Code that draws figures:
· · · · ·

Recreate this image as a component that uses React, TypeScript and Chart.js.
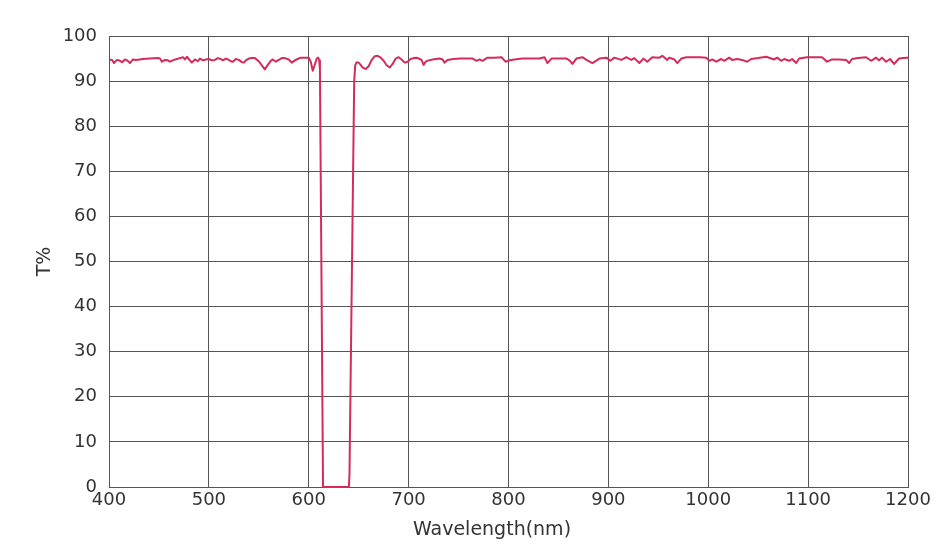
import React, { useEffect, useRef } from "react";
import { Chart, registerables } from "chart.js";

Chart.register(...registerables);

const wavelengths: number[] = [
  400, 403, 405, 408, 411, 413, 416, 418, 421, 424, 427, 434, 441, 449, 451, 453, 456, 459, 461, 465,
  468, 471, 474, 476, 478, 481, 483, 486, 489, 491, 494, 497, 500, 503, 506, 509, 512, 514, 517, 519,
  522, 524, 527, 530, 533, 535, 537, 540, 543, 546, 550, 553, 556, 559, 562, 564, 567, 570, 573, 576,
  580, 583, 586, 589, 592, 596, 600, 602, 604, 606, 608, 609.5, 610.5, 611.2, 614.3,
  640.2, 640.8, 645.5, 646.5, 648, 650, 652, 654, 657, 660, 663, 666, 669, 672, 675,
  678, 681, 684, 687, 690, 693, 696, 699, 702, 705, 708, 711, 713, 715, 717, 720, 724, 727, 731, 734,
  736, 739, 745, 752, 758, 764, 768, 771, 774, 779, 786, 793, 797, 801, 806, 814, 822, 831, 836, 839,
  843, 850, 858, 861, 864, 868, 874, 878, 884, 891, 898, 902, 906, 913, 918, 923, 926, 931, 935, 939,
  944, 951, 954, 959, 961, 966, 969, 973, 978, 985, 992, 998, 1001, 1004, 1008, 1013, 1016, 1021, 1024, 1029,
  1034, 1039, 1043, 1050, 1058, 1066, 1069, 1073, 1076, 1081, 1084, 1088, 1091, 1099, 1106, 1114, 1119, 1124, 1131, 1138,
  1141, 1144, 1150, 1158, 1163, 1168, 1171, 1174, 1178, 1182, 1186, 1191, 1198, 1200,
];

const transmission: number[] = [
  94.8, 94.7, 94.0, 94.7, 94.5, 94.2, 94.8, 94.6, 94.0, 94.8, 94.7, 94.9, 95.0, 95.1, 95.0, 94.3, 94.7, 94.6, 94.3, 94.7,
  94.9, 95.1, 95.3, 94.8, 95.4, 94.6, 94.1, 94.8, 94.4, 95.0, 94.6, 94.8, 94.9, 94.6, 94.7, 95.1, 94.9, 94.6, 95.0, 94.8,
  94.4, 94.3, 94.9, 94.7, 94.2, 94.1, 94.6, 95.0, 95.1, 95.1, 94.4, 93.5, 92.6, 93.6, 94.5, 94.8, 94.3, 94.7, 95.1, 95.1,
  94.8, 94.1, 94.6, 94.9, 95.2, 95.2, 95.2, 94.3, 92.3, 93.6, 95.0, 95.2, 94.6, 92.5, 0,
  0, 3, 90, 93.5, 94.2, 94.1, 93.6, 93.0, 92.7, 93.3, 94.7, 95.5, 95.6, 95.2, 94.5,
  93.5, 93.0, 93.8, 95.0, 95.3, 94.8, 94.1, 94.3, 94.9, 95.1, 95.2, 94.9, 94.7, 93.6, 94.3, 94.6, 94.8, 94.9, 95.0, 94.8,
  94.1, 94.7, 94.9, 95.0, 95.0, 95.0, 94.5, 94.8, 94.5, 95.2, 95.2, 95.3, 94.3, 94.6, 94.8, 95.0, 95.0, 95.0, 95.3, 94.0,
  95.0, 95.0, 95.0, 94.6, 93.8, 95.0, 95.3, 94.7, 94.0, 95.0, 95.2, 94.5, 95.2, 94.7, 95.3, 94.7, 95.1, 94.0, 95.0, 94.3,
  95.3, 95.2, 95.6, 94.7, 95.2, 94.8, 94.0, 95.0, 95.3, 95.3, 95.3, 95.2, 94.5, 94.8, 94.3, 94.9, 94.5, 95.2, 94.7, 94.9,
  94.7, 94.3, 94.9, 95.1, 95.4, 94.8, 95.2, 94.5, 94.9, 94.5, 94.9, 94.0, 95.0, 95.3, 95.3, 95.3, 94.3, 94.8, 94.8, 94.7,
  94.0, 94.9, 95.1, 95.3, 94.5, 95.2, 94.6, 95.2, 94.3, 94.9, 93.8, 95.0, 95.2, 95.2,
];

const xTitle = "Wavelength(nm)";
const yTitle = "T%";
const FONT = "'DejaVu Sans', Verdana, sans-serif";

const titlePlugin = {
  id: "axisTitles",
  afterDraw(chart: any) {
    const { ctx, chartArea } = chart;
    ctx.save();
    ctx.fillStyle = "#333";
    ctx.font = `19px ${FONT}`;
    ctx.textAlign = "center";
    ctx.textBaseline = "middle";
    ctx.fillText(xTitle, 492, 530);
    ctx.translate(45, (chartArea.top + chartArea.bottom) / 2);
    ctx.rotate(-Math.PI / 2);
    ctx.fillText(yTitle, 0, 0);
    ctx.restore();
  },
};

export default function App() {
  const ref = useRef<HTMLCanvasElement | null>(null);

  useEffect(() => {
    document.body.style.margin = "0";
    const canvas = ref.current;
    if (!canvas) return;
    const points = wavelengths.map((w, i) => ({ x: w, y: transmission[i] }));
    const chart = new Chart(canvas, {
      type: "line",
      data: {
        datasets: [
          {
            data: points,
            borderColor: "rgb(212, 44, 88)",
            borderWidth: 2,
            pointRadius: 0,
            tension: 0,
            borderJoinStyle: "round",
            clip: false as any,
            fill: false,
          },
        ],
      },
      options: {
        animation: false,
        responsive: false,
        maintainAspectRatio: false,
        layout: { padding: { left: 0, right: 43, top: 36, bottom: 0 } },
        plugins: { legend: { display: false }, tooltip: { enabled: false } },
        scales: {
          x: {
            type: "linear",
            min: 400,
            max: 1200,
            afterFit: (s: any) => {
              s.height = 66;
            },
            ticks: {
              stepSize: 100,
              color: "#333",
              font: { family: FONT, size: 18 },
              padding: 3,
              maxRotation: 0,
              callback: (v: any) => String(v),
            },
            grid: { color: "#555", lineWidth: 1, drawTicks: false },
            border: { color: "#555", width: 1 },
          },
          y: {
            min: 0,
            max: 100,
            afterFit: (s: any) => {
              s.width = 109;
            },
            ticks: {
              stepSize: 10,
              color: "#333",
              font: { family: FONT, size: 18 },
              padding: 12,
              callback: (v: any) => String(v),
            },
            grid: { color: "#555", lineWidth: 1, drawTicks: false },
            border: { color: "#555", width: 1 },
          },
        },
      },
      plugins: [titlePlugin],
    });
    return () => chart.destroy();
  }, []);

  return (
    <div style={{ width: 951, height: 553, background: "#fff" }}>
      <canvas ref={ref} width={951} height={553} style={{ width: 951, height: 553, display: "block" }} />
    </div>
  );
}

· · · · ·

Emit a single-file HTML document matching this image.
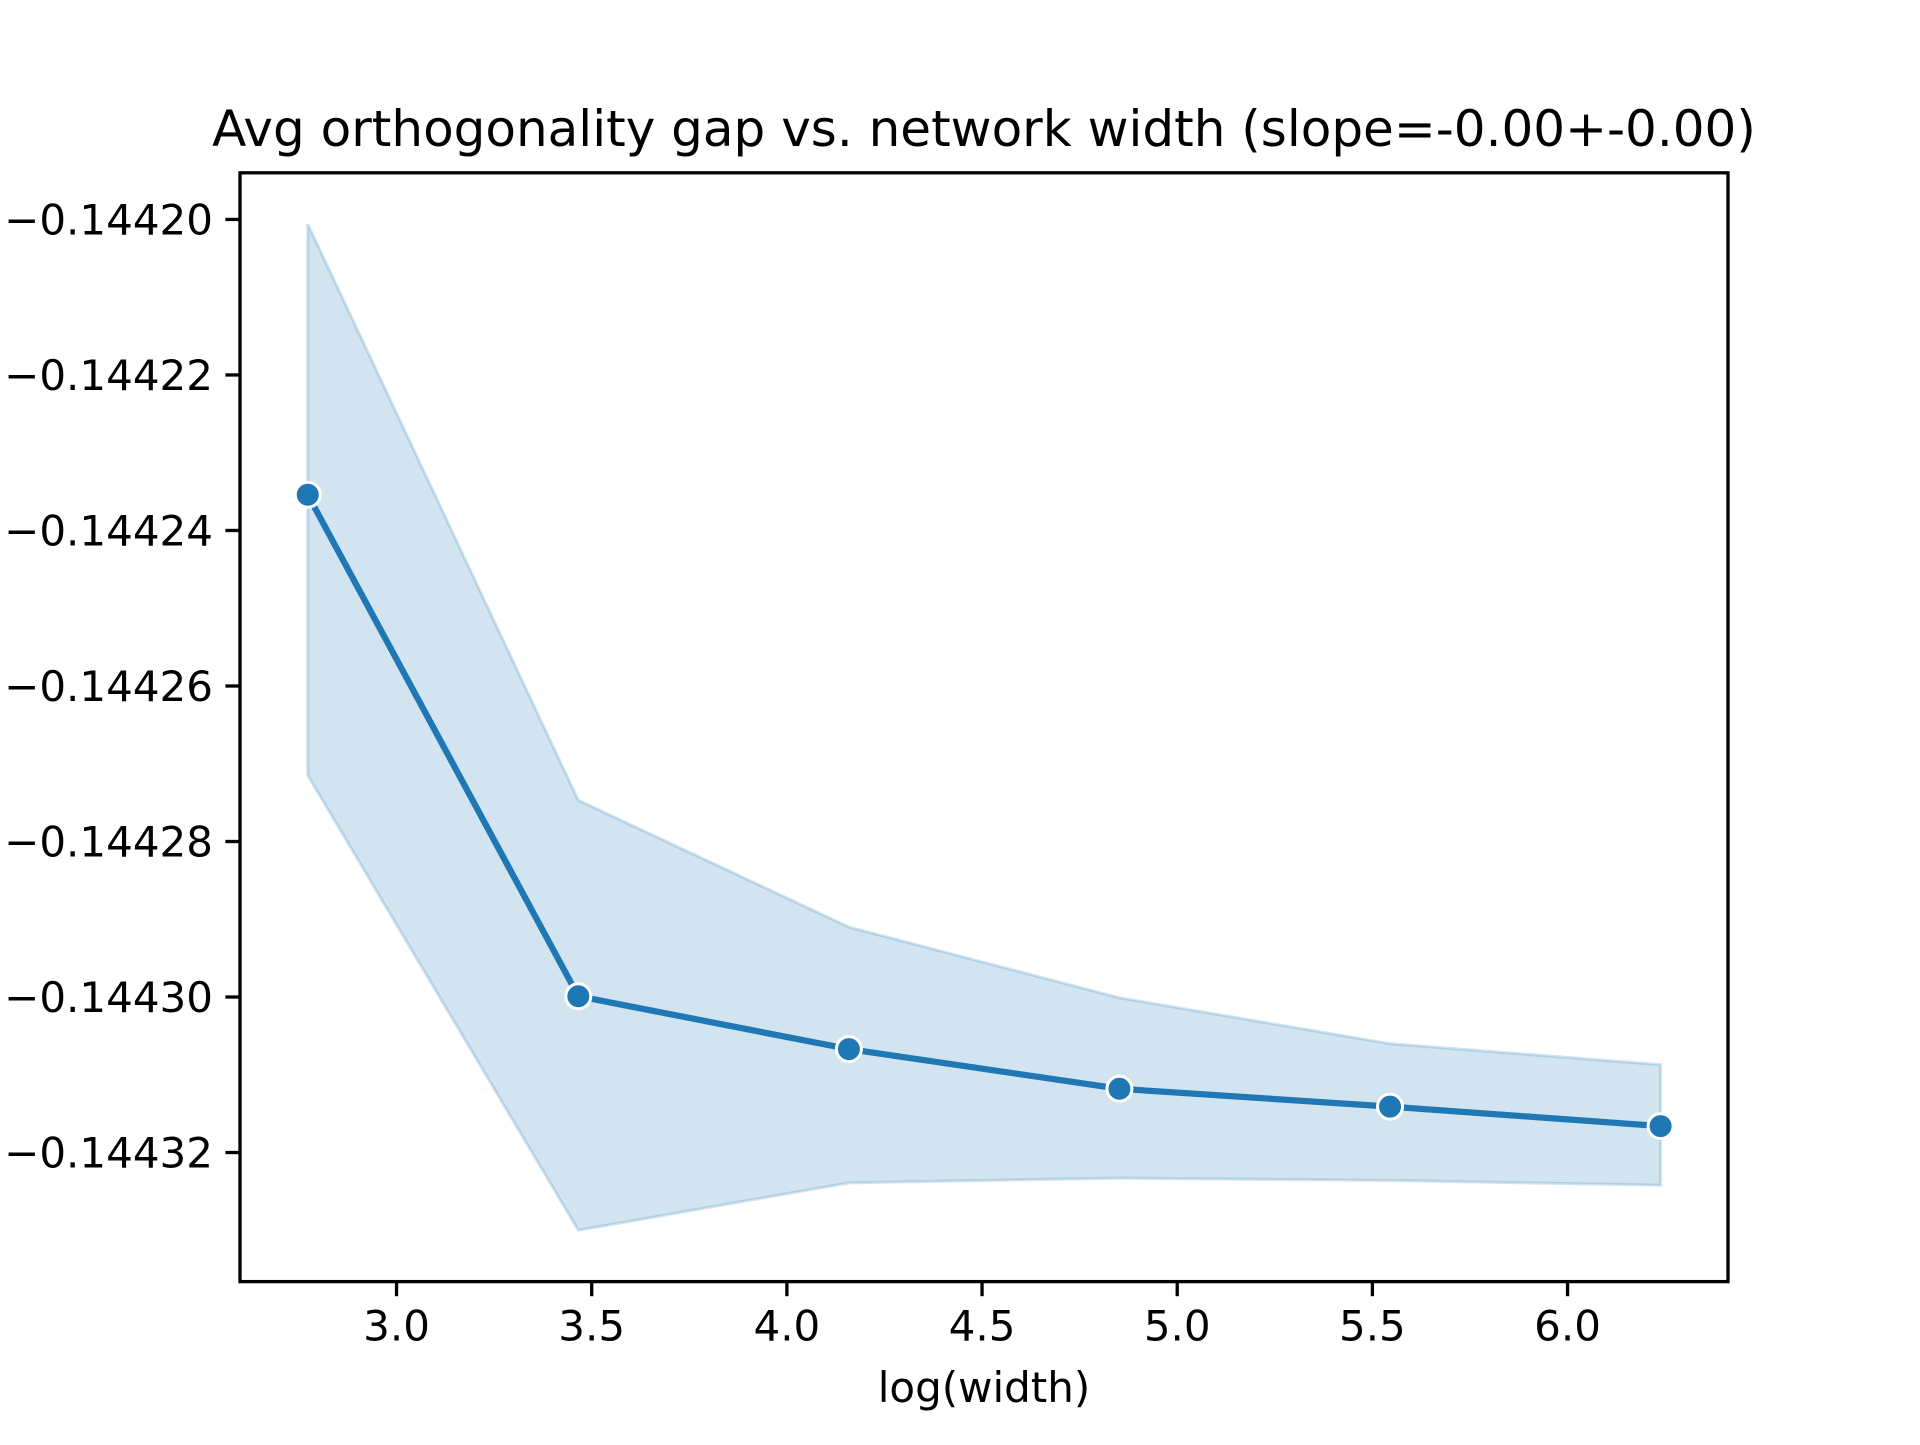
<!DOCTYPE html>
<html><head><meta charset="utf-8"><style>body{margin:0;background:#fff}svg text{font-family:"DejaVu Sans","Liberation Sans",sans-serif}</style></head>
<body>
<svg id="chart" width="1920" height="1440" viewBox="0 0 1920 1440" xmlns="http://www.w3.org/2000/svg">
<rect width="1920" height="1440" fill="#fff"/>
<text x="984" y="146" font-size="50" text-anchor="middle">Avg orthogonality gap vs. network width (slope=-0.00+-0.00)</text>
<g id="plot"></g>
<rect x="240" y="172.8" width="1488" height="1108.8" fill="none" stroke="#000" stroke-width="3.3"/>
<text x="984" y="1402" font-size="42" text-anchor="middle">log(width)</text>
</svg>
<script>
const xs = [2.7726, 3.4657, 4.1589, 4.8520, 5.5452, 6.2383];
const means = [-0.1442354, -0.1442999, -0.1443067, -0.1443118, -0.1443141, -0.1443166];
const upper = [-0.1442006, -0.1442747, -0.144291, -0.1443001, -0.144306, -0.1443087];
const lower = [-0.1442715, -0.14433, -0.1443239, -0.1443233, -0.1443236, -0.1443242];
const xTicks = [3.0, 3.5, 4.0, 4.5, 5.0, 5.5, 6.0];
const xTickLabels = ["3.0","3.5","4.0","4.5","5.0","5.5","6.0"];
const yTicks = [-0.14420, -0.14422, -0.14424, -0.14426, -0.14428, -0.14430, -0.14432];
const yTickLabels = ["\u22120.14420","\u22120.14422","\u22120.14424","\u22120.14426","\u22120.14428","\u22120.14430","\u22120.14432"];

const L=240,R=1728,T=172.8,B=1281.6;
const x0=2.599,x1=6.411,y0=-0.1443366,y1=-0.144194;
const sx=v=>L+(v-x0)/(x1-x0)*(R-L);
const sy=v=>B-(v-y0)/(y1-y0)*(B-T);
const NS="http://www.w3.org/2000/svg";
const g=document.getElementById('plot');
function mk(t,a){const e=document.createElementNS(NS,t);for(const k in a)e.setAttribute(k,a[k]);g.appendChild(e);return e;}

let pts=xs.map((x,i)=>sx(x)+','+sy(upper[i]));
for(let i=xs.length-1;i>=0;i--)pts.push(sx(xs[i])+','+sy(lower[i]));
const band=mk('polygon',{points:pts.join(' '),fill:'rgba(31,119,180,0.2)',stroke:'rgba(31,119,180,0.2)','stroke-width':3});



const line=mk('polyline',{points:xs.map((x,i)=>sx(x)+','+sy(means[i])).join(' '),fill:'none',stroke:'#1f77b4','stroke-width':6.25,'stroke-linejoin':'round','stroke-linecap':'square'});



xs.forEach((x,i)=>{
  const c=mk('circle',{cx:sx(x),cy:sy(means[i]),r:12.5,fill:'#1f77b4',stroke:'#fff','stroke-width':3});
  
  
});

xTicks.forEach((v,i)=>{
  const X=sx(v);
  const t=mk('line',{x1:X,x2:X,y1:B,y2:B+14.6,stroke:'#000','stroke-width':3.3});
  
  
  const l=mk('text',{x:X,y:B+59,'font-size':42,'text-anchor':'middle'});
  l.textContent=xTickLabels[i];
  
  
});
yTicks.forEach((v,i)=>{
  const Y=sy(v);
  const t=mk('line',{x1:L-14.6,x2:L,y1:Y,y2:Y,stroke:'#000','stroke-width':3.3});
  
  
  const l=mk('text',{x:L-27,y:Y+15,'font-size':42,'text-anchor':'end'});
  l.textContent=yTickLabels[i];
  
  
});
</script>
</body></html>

· · · · ·

**Task directions**
Everything from the line that contains "Recreate this image" down to the line that contains "Chart.register(...registerables);" should be written out exactly, end lines too, minus the pictures.

**Exercise output**
Recreate this image as a component that uses React, TypeScript and Chart.js.
import React, { useEffect, useRef } from "react";
import { Chart, registerables } from "chart.js";

Chart.register(...registerables);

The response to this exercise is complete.